- Exercise objective
Restate the data exactly as given and keep the pictures out.

——————

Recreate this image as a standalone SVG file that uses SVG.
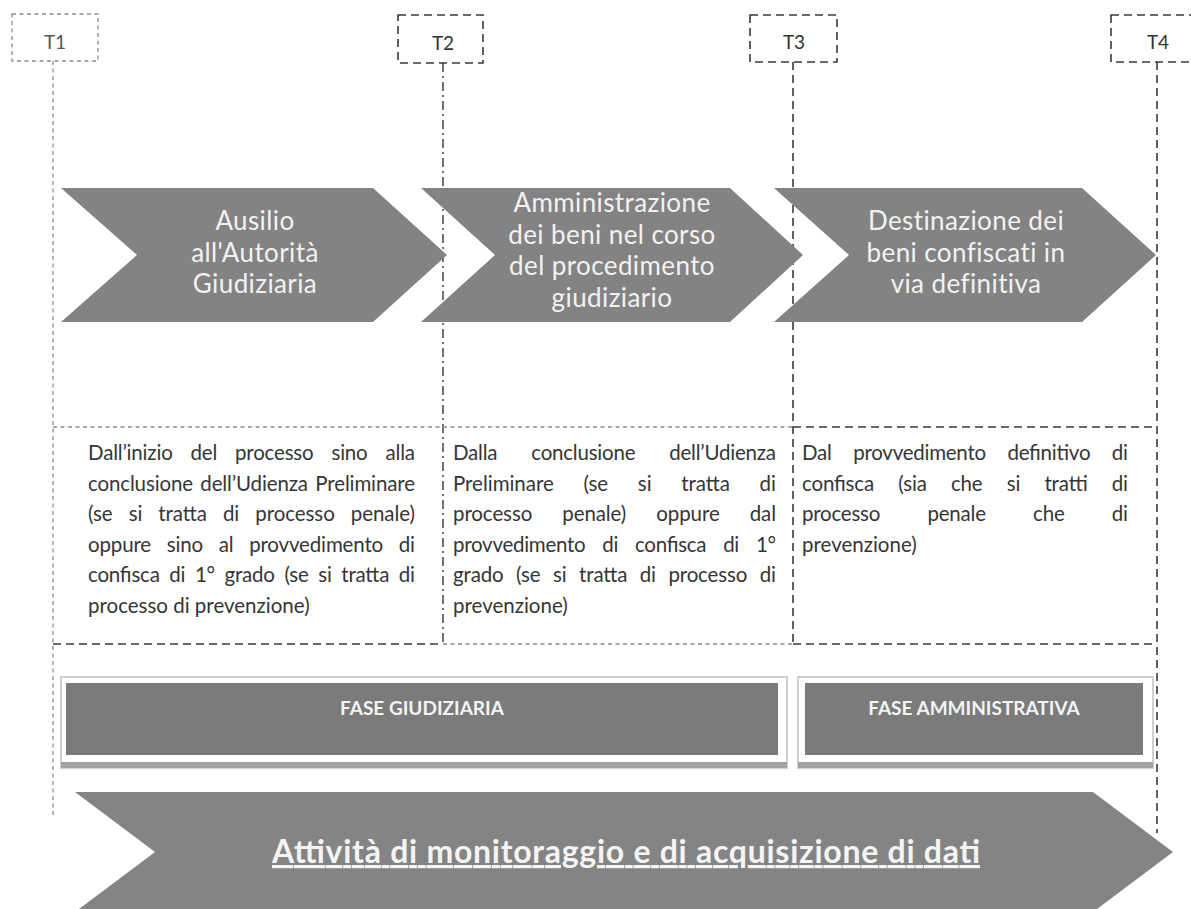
<svg xmlns="http://www.w3.org/2000/svg" width="1191" height="909" viewBox="0 0 1191 909">
<defs>
<style>
.lt{stroke:#8c8c8c;stroke-width:1.3;stroke-dasharray:4 3.5;fill:none}
.dk{stroke:#3a3a3a;stroke-width:1.6;stroke-dasharray:8 5;fill:none}
.dd{stroke:#444;stroke-width:1.5;stroke-dasharray:9 4 2 4;fill:none}
.tl{font-family:Lato,"Liberation Sans",sans-serif;font-size:19px;text-anchor:middle;fill:#333}
.chev{fill:#838383}
.ct{font-family:Lato,"Liberation Sans",sans-serif;font-size:26px;letter-spacing:0.4px;text-anchor:middle;fill:#f2f2f2}
.desc{font-family:Lato,"Liberation Sans",sans-serif;font-size:20.5px;fill:#363636}
.band{fill:#7b7b7b}
.frame{fill:none;stroke:#d0d0d0;stroke-width:2}
.shadow{fill:#a2a2a2}
.bt{font-family:Lato,"Liberation Sans",sans-serif;font-weight:bold;font-size:19px;fill:#f4f4f4;text-anchor:middle}
.big{fill:#848484}
.at{font-family:Lato,"Liberation Sans",sans-serif;font-weight:bold;font-size:32px;fill:#f4f4f4;text-anchor:middle;text-decoration:underline}
</style>
</defs>
<rect width="1191" height="909" fill="#ffffff"/>

<g id="connectors">
  <line class="lt" x1="53" y1="61" x2="53" y2="818"/>
  <line class="dd" x1="443" y1="63" x2="443" y2="644"/>
  <line class="dk" x1="793" y1="62" x2="793" y2="644"/>
  <line class="dk" x1="1157" y1="62" x2="1157" y2="833"/>
  <line class="lt" x1="53" y1="427" x2="793" y2="427"/>
  <line class="dk" x1="793" y1="427" x2="1155" y2="427"/>
  <line class="dk" x1="53" y1="644" x2="443" y2="644"/>
  <line class="lt" x1="443" y1="644" x2="793" y2="644"/>
  <line class="dk" x1="793" y1="644" x2="1155" y2="644"/>
</g>

<g id="T1">
  <rect class="lt" x="12" y="14" width="86" height="47"/>
  <text class="tl" x="55" y="49" style="fill:#555">T1</text>
</g>
<g id="T2">
  <rect class="dk" x="398" y="15" width="85" height="48"/>
  <text class="tl" x="443" y="50">T2</text>
</g>
<g id="T3">
  <rect class="dk" x="750" y="15" width="87" height="47"/>
  <text class="tl" x="794" y="49">T3</text>
</g>
<g id="T4">
  <rect class="dk" x="1111" y="15" width="100" height="47"/>
  <text class="tl" x="1158" y="49">T4</text>
</g>

<g id="chevron1">
  <polygon class="chev" points="61,188 373,188 447,255 373,322 61,322 137,255"/>
  <text class="ct"><tspan x="255" y="230">Ausilio</tspan><tspan x="255" y="261.5">all'Autorità</tspan><tspan x="255" y="293">Giudiziaria</tspan></text>
</g>
<g id="chevron2">
  <polygon class="chev" points="421,188 730,188 803,255 730,322 421,322 495,255"/>
  <text class="ct"><tspan x="612" y="212">Amministrazione</tspan><tspan x="612" y="243.5">dei beni nel corso</tspan><tspan x="612" y="275">del procedimento</tspan><tspan x="612" y="306.5">giudiziario</tspan></text>
</g>
<g id="chevron3">
  <polygon class="chev" points="774,188 1082,188 1156,255 1082,322 774,322 849,255"/>
  <text class="ct"><tspan x="966" y="230">Destinazione dei</tspan><tspan x="966" y="261.5">beni confiscati in</tspan><tspan x="966" y="293">via definitiva</tspan></text>
</g>

<g id="desc1" class="desc">
  <text x="88" y="460" word-spacing="12.9" textLength="327" lengthAdjust="spacing">Dall’inizio del processo sino alla</text>
  <text x="88" y="490.5" word-spacing="2.3" textLength="327" lengthAdjust="spacing">conclusione dell’Udienza Preliminare</text>
  <text x="88" y="521" word-spacing="10.8" textLength="327" lengthAdjust="spacing">(se si tratta di processo penale)</text>
  <text x="88" y="551.5" word-spacing="10.6" textLength="327" lengthAdjust="spacing">oppure sino al provvedimento di</text>
  <text x="88" y="582" word-spacing="4.6" textLength="327" lengthAdjust="spacing">confisca di 1° grado (se si tratta di</text>
  <text x="88" y="612.5">processo di prevenzione)</text>
</g>
<g id="desc2" class="desc">
  <text x="453" y="460" word-spacing="29" textLength="323" lengthAdjust="spacing">Dalla conclusione dell’Udienza</text>
  <text x="453" y="490.5" word-spacing="24.4" textLength="323" lengthAdjust="spacing">Preliminare (se si tratta di</text>
  <text x="453" y="521" word-spacing="24.9" textLength="323" lengthAdjust="spacing">processo penale) oppure dal</text>
  <text x="453" y="551.5" word-spacing="11.9" textLength="323" lengthAdjust="spacing">provvedimento di confisca di 1°</text>
  <text x="453" y="582" word-spacing="7.4" textLength="323" lengthAdjust="spacing">grado (se si tratta di processo di</text>
  <text x="453" y="612.5">prevenzione)</text>
</g>
<g id="desc3" class="desc">
  <text x="802" y="460" word-spacing="16.6" textLength="326" lengthAdjust="spacing">Dal provvedimento definitivo di</text>
  <text x="802" y="490.5" word-spacing="19.1" textLength="326" lengthAdjust="spacing">confisca (sia che si tratti di</text>
  <text x="802" y="521" word-spacing="42.3" textLength="326" lengthAdjust="spacing">processo penale che di</text>
  <text x="802" y="551.5">prevenzione)</text>
</g>

<g id="fase-giudiziaria">
  <rect class="frame" x="61" y="677" width="726" height="91"/>
  <rect class="shadow" x="61" y="762" width="726" height="6"/>
  <rect class="band" x="66" y="683" width="712" height="72"/>
  <text class="bt" x="422" y="715">FASE GIUDIZIARIA</text>
</g>
<g id="fase-amministrativa">
  <rect class="frame" x="798" y="677" width="355" height="91"/>
  <rect class="shadow" x="798" y="762" width="355" height="6"/>
  <rect class="band" x="805" y="683" width="338" height="72"/>
  <text class="bt" x="974" y="715">FASE AMMINISTRATIVA</text>
</g>

<g id="monitoraggio">
  <polygon class="big" points="75,792 1093,792 1173,852 1093,912 75,912 155,852"/>
  <text class="at" x="626" y="863" textLength="708" lengthAdjust="spacing">Attività di monitoraggio e di acquisizione di dati</text>
</g>
</svg>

——————

- The solution
Recreate this image as a standalone SVG file that uses SVG.
<svg xmlns="http://www.w3.org/2000/svg" width="1191" height="909" viewBox="0 0 1191 909">
<defs>
<style>
.lt{stroke:#8c8c8c;stroke-width:1.3;stroke-dasharray:4 3.5;fill:none}
.dk{stroke:#3a3a3a;stroke-width:1.6;stroke-dasharray:8 5;fill:none}
.dd{stroke:#444;stroke-width:1.5;stroke-dasharray:9 4 2 4;fill:none}
.tl{font-family:Lato,"Liberation Sans",sans-serif;font-size:19px;text-anchor:middle;fill:#333}
.chev{fill:#838383}
.ct{font-family:Lato,"Liberation Sans",sans-serif;font-size:26px;letter-spacing:0.4px;text-anchor:middle;fill:#f2f2f2}
.desc{font-family:Lato,"Liberation Sans",sans-serif;font-size:20.5px;fill:#363636}
.band{fill:#7b7b7b}
.frame{fill:none;stroke:#d0d0d0;stroke-width:2}
.shadow{fill:#a2a2a2}
.bt{font-family:Lato,"Liberation Sans",sans-serif;font-weight:bold;font-size:19px;fill:#f4f4f4;text-anchor:middle}
.big{fill:#848484}
.at{font-family:Lato,"Liberation Sans",sans-serif;font-weight:bold;font-size:32px;fill:#f4f4f4;text-anchor:middle;text-decoration:underline}
</style>
</defs>
<rect width="1191" height="909" fill="#ffffff"/>

<g id="connectors">
  <line class="lt" x1="53" y1="61" x2="53" y2="818"/>
  <line class="dd" x1="443" y1="63" x2="443" y2="644"/>
  <line class="dk" x1="793" y1="62" x2="793" y2="644"/>
  <line class="dk" x1="1157" y1="62" x2="1157" y2="833"/>
  <line class="lt" x1="53" y1="427" x2="793" y2="427"/>
  <line class="dk" x1="793" y1="427" x2="1155" y2="427"/>
  <line class="dk" x1="53" y1="644" x2="443" y2="644"/>
  <line class="lt" x1="443" y1="644" x2="793" y2="644"/>
  <line class="dk" x1="793" y1="644" x2="1155" y2="644"/>
</g>

<g id="T1">
  <rect class="lt" x="12" y="14" width="86" height="47"/>
  <text class="tl" x="55" y="49" style="fill:#555">T1</text>
</g>
<g id="T2">
  <rect class="dk" x="398" y="15" width="85" height="48"/>
  <text class="tl" x="443" y="50">T2</text>
</g>
<g id="T3">
  <rect class="dk" x="750" y="15" width="87" height="47"/>
  <text class="tl" x="794" y="49">T3</text>
</g>
<g id="T4">
  <rect class="dk" x="1111" y="15" width="100" height="47"/>
  <text class="tl" x="1158" y="49">T4</text>
</g>

<g id="chevron1">
  <polygon class="chev" points="61,188 373,188 447,255 373,322 61,322 137,255"/>
  <text class="ct"><tspan x="255" y="230">Ausilio</tspan><tspan x="255" y="261.5">all'Autorità</tspan><tspan x="255" y="293">Giudiziaria</tspan></text>
</g>
<g id="chevron2">
  <polygon class="chev" points="421,188 730,188 803,255 730,322 421,322 495,255"/>
  <text class="ct"><tspan x="612" y="212">Amministrazione</tspan><tspan x="612" y="243.5">dei beni nel corso</tspan><tspan x="612" y="275">del procedimento</tspan><tspan x="612" y="306.5">giudiziario</tspan></text>
</g>
<g id="chevron3">
  <polygon class="chev" points="774,188 1082,188 1156,255 1082,322 774,322 849,255"/>
  <text class="ct"><tspan x="966" y="230">Destinazione dei</tspan><tspan x="966" y="261.5">beni confiscati in</tspan><tspan x="966" y="293">via definitiva</tspan></text>
</g>

<g id="desc1" class="desc">
  <text x="88" y="460" word-spacing="12.9" textLength="327" lengthAdjust="spacing">Dall’inizio del processo sino alla</text>
  <text x="88" y="490.5" word-spacing="2.3" textLength="327" lengthAdjust="spacing">conclusione dell’Udienza Preliminare</text>
  <text x="88" y="521" word-spacing="10.8" textLength="327" lengthAdjust="spacing">(se si tratta di processo penale)</text>
  <text x="88" y="551.5" word-spacing="10.6" textLength="327" lengthAdjust="spacing">oppure sino al provvedimento di</text>
  <text x="88" y="582" word-spacing="4.6" textLength="327" lengthAdjust="spacing">confisca di 1° grado (se si tratta di</text>
  <text x="88" y="612.5">processo di prevenzione)</text>
</g>
<g id="desc2" class="desc">
  <text x="453" y="460" word-spacing="29" textLength="323" lengthAdjust="spacing">Dalla conclusione dell’Udienza</text>
  <text x="453" y="490.5" word-spacing="24.4" textLength="323" lengthAdjust="spacing">Preliminare (se si tratta di</text>
  <text x="453" y="521" word-spacing="24.9" textLength="323" lengthAdjust="spacing">processo penale) oppure dal</text>
  <text x="453" y="551.5" word-spacing="11.9" textLength="323" lengthAdjust="spacing">provvedimento di confisca di 1°</text>
  <text x="453" y="582" word-spacing="7.4" textLength="323" lengthAdjust="spacing">grado (se si tratta di processo di</text>
  <text x="453" y="612.5">prevenzione)</text>
</g>
<g id="desc3" class="desc">
  <text x="802" y="460" word-spacing="16.6" textLength="326" lengthAdjust="spacing">Dal provvedimento definitivo di</text>
  <text x="802" y="490.5" word-spacing="19.1" textLength="326" lengthAdjust="spacing">confisca (sia che si tratti di</text>
  <text x="802" y="521" word-spacing="42.3" textLength="326" lengthAdjust="spacing">processo penale che di</text>
  <text x="802" y="551.5">prevenzione)</text>
</g>

<g id="fase-giudiziaria">
  <rect class="frame" x="61" y="677" width="726" height="91"/>
  <rect class="shadow" x="61" y="762" width="726" height="6"/>
  <rect class="band" x="66" y="683" width="712" height="72"/>
  <text class="bt" x="422" y="715">FASE GIUDIZIARIA</text>
</g>
<g id="fase-amministrativa">
  <rect class="frame" x="798" y="677" width="355" height="91"/>
  <rect class="shadow" x="798" y="762" width="355" height="6"/>
  <rect class="band" x="805" y="683" width="338" height="72"/>
  <text class="bt" x="974" y="715">FASE AMMINISTRATIVA</text>
</g>

<g id="monitoraggio">
  <polygon class="big" points="75,792 1093,792 1173,852 1093,912 75,912 155,852"/>
  <text class="at" x="626" y="863" textLength="708" lengthAdjust="spacing">Attività di monitoraggio e di acquisizione di dati</text>
</g>
</svg>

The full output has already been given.